> _Source excerpt_:
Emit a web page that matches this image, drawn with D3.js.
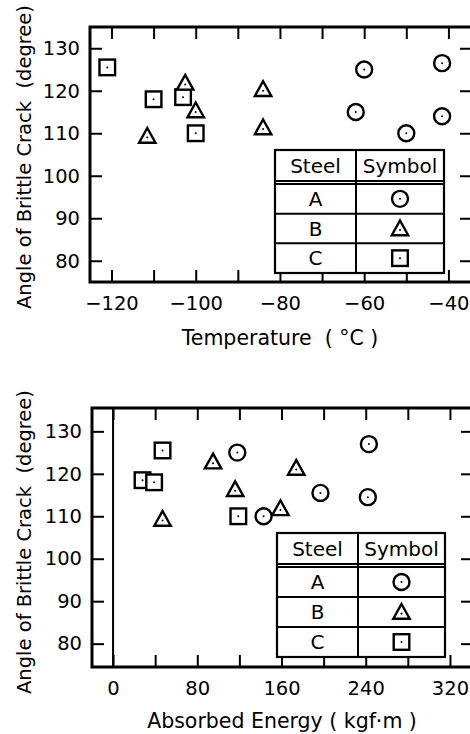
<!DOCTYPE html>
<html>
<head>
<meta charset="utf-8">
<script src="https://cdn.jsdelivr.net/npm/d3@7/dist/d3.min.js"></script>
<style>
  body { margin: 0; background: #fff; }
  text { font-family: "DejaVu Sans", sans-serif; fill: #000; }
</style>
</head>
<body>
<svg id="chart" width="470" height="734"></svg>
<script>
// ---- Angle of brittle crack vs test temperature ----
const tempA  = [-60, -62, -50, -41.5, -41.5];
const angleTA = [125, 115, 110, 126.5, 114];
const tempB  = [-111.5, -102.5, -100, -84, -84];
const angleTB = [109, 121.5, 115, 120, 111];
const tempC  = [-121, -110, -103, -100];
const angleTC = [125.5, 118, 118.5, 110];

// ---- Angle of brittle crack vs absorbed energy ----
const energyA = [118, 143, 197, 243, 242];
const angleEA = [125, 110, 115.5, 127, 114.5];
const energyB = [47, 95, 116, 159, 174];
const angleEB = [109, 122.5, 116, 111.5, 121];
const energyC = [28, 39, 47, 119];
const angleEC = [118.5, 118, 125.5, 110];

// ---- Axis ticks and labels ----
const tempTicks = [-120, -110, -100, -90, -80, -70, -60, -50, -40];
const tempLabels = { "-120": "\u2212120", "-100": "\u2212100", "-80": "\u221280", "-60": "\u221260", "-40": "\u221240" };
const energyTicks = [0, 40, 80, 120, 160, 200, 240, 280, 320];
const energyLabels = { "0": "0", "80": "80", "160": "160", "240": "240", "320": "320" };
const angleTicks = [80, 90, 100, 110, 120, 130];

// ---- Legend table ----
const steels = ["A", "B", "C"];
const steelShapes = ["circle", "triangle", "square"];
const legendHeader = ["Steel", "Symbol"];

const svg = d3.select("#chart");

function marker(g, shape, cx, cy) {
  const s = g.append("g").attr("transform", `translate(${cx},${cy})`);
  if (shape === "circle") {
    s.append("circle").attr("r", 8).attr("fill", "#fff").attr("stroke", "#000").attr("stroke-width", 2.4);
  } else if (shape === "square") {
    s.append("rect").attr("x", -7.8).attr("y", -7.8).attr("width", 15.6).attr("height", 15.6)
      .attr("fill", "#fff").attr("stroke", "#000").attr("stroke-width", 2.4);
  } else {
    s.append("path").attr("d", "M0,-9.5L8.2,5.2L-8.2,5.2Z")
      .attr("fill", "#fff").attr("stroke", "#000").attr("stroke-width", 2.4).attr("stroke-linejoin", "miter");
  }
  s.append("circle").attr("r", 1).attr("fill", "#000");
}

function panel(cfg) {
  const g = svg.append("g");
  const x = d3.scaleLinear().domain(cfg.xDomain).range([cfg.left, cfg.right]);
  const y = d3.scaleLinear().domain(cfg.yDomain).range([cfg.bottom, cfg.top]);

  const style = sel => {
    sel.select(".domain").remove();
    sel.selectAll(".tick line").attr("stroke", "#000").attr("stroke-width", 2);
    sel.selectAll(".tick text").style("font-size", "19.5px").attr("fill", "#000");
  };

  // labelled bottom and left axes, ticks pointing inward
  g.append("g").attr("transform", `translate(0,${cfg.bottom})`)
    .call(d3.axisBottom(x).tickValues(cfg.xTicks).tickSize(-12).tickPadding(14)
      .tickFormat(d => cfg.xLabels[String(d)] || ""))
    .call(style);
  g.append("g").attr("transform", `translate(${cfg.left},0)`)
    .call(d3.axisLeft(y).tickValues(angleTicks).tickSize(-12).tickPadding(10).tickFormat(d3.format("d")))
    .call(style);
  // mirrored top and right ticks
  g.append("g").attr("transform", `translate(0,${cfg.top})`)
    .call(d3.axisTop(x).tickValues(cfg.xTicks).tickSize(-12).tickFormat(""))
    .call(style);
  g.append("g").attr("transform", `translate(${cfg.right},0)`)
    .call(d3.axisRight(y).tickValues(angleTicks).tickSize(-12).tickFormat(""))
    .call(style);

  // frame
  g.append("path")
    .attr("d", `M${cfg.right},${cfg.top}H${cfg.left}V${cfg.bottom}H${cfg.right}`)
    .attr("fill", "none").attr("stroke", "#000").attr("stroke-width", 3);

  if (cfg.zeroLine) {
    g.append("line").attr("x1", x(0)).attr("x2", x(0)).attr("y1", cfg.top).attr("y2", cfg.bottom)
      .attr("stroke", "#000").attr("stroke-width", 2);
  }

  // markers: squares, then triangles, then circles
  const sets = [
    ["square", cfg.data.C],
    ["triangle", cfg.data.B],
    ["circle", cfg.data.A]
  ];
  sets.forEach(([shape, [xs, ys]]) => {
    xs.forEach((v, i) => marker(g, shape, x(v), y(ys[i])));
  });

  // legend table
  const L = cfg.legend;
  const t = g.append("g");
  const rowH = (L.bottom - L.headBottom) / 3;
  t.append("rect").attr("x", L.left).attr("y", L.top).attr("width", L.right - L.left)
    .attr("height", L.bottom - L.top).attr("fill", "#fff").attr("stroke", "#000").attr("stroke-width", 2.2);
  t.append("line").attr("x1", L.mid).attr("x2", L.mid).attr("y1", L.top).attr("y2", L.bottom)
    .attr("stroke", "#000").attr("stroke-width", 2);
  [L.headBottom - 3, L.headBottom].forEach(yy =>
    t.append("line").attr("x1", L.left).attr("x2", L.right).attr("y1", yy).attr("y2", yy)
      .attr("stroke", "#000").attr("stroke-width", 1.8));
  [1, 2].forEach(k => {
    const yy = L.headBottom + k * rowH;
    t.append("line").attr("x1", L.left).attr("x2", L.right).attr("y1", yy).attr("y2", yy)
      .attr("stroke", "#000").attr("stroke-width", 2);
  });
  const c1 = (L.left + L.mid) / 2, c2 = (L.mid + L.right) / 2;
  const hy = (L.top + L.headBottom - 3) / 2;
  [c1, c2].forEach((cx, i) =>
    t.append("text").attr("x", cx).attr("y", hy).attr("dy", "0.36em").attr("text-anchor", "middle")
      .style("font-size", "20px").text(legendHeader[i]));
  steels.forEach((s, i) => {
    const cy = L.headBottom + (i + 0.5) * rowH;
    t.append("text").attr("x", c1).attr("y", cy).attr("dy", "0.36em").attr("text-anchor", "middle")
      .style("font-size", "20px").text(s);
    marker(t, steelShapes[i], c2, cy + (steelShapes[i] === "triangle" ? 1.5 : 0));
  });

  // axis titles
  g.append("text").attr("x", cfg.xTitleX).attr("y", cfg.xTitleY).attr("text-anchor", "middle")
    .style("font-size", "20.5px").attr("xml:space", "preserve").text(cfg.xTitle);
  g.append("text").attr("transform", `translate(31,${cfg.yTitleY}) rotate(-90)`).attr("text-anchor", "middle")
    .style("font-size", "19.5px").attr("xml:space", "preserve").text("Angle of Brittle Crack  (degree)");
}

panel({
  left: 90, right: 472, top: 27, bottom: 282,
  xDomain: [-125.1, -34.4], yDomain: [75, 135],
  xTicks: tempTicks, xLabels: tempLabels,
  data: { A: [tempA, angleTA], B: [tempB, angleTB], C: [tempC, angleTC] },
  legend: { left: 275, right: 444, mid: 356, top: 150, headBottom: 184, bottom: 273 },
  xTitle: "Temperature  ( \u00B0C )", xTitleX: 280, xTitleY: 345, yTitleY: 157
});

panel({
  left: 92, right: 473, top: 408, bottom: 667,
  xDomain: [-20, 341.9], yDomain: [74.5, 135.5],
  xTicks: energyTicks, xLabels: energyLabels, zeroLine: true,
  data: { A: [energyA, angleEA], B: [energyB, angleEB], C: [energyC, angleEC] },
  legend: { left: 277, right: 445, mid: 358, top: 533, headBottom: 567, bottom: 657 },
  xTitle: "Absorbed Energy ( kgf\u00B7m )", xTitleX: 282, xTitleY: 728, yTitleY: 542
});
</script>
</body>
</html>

> _Written exercise_: Pictures excluded, repeat exactly the lines from the top of the material through the line with "const angleEC = [118.5, 118, 125.5, 110];", including both of those lines.

> _Written answer_:
Emit a web page that matches this image, drawn with D3.js.
<!DOCTYPE html>
<html>
<head>
<meta charset="utf-8">
<script src="https://cdn.jsdelivr.net/npm/d3@7/dist/d3.min.js"></script>
<style>
  body { margin: 0; background: #fff; }
  text { font-family: "DejaVu Sans", sans-serif; fill: #000; }
</style>
</head>
<body>
<svg id="chart" width="470" height="734"></svg>
<script>
// ---- Angle of brittle crack vs test temperature ----
const tempA  = [-60, -62, -50, -41.5, -41.5];
const angleTA = [125, 115, 110, 126.5, 114];
const tempB  = [-111.5, -102.5, -100, -84, -84];
const angleTB = [109, 121.5, 115, 120, 111];
const tempC  = [-121, -110, -103, -100];
const angleTC = [125.5, 118, 118.5, 110];

// ---- Angle of brittle crack vs absorbed energy ----
const energyA = [118, 143, 197, 243, 242];
const angleEA = [125, 110, 115.5, 127, 114.5];
const energyB = [47, 95, 116, 159, 174];
const angleEB = [109, 122.5, 116, 111.5, 121];
const energyC = [28, 39, 47, 119];
const angleEC = [118.5, 118, 125.5, 110];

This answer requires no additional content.